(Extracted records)

## START

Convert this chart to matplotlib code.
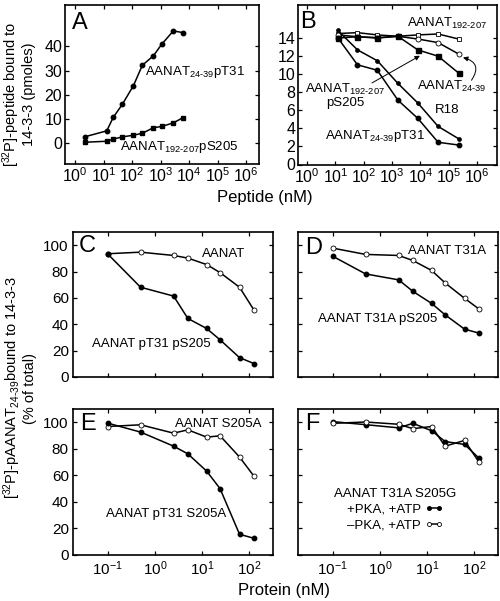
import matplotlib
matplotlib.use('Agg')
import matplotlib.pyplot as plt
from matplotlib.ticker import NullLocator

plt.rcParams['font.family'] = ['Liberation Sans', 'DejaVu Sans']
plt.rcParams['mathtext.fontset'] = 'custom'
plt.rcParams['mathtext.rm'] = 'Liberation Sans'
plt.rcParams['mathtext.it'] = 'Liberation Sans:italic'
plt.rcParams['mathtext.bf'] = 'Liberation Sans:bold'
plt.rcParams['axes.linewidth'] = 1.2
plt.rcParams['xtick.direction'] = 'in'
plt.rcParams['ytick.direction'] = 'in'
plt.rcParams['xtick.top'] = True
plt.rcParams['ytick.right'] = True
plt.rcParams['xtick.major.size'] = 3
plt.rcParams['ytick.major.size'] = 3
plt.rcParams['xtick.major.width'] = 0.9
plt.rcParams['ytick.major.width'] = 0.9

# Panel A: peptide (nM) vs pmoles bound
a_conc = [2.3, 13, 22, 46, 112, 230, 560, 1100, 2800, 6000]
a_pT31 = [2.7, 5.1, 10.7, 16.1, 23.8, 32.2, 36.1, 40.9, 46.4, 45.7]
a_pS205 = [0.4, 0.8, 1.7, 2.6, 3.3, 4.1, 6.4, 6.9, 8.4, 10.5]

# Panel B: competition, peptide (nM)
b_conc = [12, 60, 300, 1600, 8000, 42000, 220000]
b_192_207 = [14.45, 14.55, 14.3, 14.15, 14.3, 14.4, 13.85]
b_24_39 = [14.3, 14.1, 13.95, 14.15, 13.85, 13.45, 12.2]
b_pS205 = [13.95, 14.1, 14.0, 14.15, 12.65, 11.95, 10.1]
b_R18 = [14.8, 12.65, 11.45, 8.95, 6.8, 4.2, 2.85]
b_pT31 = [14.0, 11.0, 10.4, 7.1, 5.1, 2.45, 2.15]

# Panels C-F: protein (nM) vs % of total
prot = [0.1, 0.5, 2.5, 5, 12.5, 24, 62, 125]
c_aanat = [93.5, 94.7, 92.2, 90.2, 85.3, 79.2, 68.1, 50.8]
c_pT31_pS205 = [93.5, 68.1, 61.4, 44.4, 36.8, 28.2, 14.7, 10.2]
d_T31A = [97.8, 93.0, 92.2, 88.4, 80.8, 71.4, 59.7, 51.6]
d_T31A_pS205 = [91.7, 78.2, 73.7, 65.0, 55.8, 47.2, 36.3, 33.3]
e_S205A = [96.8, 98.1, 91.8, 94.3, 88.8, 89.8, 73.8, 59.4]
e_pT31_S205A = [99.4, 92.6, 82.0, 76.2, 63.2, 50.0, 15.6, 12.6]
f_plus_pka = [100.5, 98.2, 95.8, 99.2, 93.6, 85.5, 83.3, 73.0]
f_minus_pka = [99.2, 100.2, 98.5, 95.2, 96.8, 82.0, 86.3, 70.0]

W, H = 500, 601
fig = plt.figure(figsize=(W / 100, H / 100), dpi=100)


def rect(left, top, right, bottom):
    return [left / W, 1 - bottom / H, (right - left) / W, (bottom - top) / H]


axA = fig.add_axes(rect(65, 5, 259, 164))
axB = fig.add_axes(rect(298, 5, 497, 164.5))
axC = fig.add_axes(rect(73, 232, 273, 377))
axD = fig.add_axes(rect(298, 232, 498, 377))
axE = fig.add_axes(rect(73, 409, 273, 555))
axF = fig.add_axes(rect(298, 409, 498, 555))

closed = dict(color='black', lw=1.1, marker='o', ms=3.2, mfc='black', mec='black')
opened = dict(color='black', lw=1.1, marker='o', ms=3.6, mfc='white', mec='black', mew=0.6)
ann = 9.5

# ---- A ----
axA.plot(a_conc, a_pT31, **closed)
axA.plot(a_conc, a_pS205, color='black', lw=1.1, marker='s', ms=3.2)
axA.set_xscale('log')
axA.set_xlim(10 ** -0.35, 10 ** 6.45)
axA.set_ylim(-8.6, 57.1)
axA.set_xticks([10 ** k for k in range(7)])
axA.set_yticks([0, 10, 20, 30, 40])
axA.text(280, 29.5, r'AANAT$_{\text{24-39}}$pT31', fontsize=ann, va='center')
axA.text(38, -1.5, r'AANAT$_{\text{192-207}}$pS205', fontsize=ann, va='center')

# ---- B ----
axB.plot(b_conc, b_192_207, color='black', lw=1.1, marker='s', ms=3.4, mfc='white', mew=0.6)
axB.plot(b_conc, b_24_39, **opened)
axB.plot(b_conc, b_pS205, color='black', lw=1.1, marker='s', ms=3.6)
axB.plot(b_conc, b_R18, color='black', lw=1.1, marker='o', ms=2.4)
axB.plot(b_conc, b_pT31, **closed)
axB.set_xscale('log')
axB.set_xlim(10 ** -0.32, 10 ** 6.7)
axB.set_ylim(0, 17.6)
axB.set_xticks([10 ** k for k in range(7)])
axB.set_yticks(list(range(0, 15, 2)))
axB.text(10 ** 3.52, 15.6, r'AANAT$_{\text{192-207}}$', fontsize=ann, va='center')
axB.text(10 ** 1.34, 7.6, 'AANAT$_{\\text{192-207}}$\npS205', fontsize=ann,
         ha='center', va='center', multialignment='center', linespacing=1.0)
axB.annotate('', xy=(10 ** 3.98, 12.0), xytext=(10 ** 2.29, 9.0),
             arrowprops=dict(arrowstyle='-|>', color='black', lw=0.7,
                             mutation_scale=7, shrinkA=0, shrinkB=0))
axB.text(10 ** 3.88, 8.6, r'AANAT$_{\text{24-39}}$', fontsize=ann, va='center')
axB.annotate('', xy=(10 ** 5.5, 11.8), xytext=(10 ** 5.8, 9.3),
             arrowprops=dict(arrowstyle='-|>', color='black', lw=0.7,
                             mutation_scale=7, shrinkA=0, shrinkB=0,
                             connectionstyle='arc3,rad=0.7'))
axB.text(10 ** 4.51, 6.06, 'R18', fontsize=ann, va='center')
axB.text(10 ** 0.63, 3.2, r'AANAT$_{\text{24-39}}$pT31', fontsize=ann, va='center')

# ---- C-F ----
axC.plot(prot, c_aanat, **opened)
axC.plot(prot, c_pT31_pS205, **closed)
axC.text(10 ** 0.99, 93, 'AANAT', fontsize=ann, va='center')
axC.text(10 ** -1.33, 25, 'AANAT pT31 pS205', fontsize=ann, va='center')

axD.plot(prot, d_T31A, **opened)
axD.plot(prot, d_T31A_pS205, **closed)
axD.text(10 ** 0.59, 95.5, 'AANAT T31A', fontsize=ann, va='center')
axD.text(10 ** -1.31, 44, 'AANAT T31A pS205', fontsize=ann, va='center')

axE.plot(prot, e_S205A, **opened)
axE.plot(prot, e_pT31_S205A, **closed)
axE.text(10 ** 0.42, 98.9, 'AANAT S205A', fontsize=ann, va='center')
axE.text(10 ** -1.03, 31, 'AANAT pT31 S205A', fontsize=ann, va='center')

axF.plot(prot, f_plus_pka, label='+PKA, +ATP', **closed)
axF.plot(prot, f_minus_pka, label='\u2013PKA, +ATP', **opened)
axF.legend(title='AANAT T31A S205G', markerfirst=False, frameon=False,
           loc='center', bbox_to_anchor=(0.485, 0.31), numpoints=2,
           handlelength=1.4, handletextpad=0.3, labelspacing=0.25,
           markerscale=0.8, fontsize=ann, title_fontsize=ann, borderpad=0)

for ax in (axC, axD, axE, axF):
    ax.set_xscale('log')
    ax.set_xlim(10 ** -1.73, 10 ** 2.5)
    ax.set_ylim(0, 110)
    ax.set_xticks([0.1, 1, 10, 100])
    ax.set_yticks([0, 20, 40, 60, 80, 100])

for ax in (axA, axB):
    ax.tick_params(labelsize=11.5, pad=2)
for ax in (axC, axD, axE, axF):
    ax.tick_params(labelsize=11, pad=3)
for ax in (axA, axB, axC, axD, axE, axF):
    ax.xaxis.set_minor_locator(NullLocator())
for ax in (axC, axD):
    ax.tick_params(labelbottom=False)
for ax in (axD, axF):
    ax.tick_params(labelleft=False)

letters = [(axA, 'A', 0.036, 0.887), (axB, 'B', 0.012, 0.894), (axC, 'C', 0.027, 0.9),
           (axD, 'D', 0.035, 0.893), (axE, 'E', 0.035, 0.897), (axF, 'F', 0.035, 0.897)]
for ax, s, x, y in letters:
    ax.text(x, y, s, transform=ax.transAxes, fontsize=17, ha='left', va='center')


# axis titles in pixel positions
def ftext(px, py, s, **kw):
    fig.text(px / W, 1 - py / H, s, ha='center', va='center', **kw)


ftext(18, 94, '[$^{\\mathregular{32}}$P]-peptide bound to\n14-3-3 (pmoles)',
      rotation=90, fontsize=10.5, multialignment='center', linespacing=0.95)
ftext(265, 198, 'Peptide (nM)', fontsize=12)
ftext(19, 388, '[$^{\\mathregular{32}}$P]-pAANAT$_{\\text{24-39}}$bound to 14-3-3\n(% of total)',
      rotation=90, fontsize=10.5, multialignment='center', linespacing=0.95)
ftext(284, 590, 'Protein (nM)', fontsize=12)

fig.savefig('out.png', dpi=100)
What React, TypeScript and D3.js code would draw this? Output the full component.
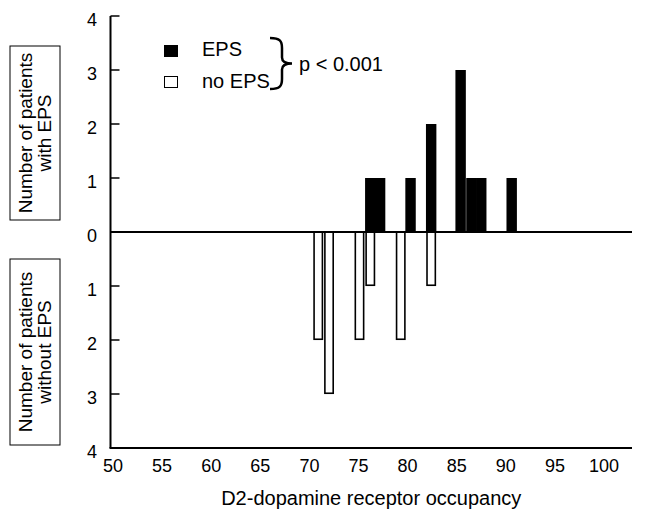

## END

To do >> Only the lines from the start of the records to the line with "6.9, 8.4, 10.5]" belong in the copy. Print them exactly, minus pictures.

Output >>
Convert this chart to matplotlib code.
import matplotlib
matplotlib.use('Agg')
import matplotlib.pyplot as plt
from matplotlib.ticker import NullLocator

plt.rcParams['font.family'] = ['Liberation Sans', 'DejaVu Sans']
plt.rcParams['mathtext.fontset'] = 'custom'
plt.rcParams['mathtext.rm'] = 'Liberation Sans'
plt.rcParams['mathtext.it'] = 'Liberation Sans:italic'
plt.rcParams['mathtext.bf'] = 'Liberation Sans:bold'
plt.rcParams['axes.linewidth'] = 1.2
plt.rcParams['xtick.direction'] = 'in'
plt.rcParams['ytick.direction'] = 'in'
plt.rcParams['xtick.top'] = True
plt.rcParams['ytick.right'] = True
plt.rcParams['xtick.major.size'] = 3
plt.rcParams['ytick.major.size'] = 3
plt.rcParams['xtick.major.width'] = 0.9
plt.rcParams['ytick.major.width'] = 0.9

# Panel A: peptide (nM) vs pmoles bound
a_conc = [2.3, 13, 22, 46, 112, 230, 560, 1100, 2800, 6000]
a_pT31 = [2.7, 5.1, 10.7, 16.1, 23.8, 32.2, 36.1, 40.9, 46.4, 45.7]
a_pS205 = [0.4, 0.8, 1.7, 2.6, 3.3, 4.1, 6.4, 6.9, 8.4, 10.5]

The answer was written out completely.